The Chinese economy has met with some challenges in light of global sluggishness, Xi said, adding that Beijing has taken a positive role in economic adjustments. These have helped keep China’s economic growth in the top tier of the world’s primary economies.
China, as the world’s secondlargest economy, has called for safeguarding the global free trade system and opposing protectionism.
Raul Salazar, APEC affairs director at the Peruvian Foreign Ministry, called FTAAP necessary for the global economy.
“This step taken in Beijing ... has forced all members to face the reality that this is necessary for a number of reasons,” he said. “Peru holds the position that we need an Asia-Pacific free trade area. It would allow for APEC’s work to be deepened and would see free trade agreements proliferate.”
Liu Chenyang, director of the APEC Study Center at Tianjin-based Nankai University, said, “Promoting regional economic integration requires balancing the interests of all parties, meeting the demands of the developed and developing economies, and formulating the framework and mechanism of inclusive cooperation.”
After attending APEC meetings, Xi will pay his first state visit to Peru, only about two months after his Peruvian counterpart Pedro Pablo Kuczynski made China his first official destination abroad.
Xi will hold talks with Kuczynski, meet the president of the Peruvian Congress, Luz Salgado, and give a speech before Congress.
The two heads of state are also scheduled to attend the closing ceremonies of the China-Latin America and Caribbean 2016 Year of Culture Exchange.

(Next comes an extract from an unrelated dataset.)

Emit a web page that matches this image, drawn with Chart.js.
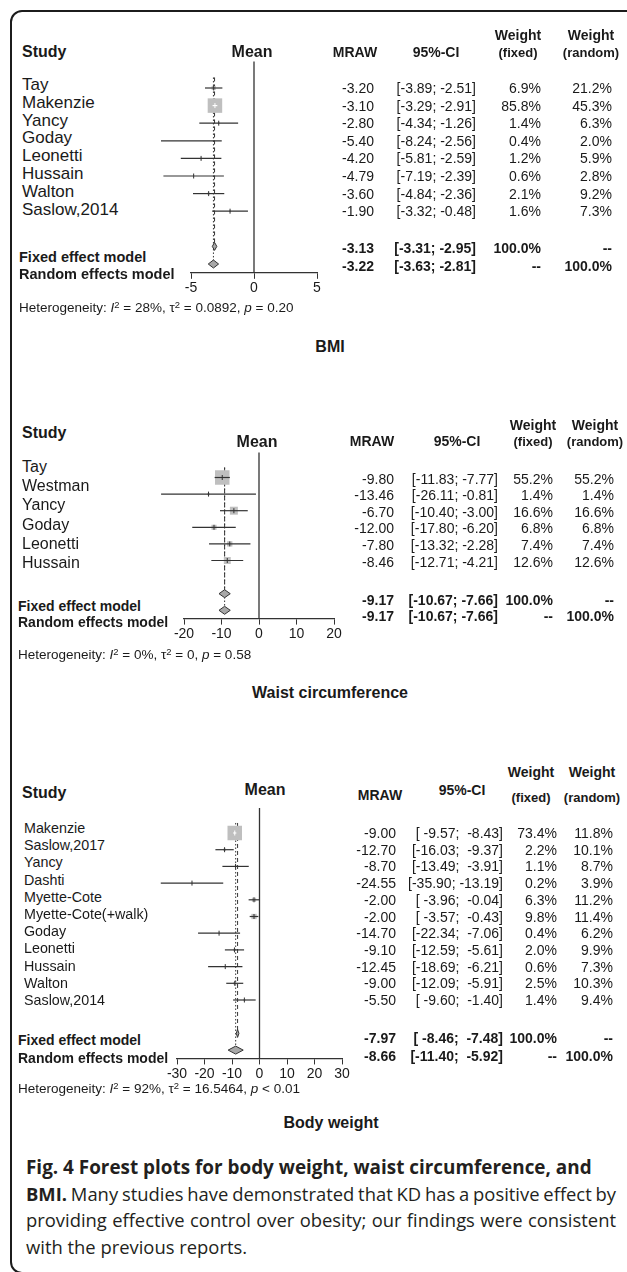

From left, front row: Australia’s Prime Minister Malcolm Turnbull, Brunei’s Sultan Hassanal Bolkiah, Canada’s Prime Minister Justin Trudeau, Chile’s President Michelle Bachelet, China’s President Xi Jinping, Peru’s President Pedro Pablo Kuczynski, Hong Kong Chief Executive Leung Chun-ying, Indonesia’s Vice-President Jusuf Kalla, Japanese Prime Minister Shinzo Abe, South Korean Prime Minister Hwang Kyo-ahn, Malaysian Prime Minister Najib Razak. Back row: Mexico’s Economy Minister Ildefonso Guajardo, New Zealand’s Prime Minister John Key, Papua New Guinea’s Prime Minister Peter O’Neill, Philippines Foreign Affairs Secretary Perfecto Yasay, Russia’s President Vladimir Putin, Singapore’s Prime Minister Lee Hsien Loong, Chinese Taipei’s special envoy James Soong, Thailand’s Deputy Prime Minister Prajin Juntong, US President Barack Obama and Vietnam’s President Tran Dai Quang, pose for a family photo during the APEC (Asia-Pacific Economic Cooperation) Summit in Lima, Peru, on Sunday.
President Xi Jinping delivers a keynote address at the Asia-Pacific Economic Cooperation CEO Summit in Lima, Peru on Saturday.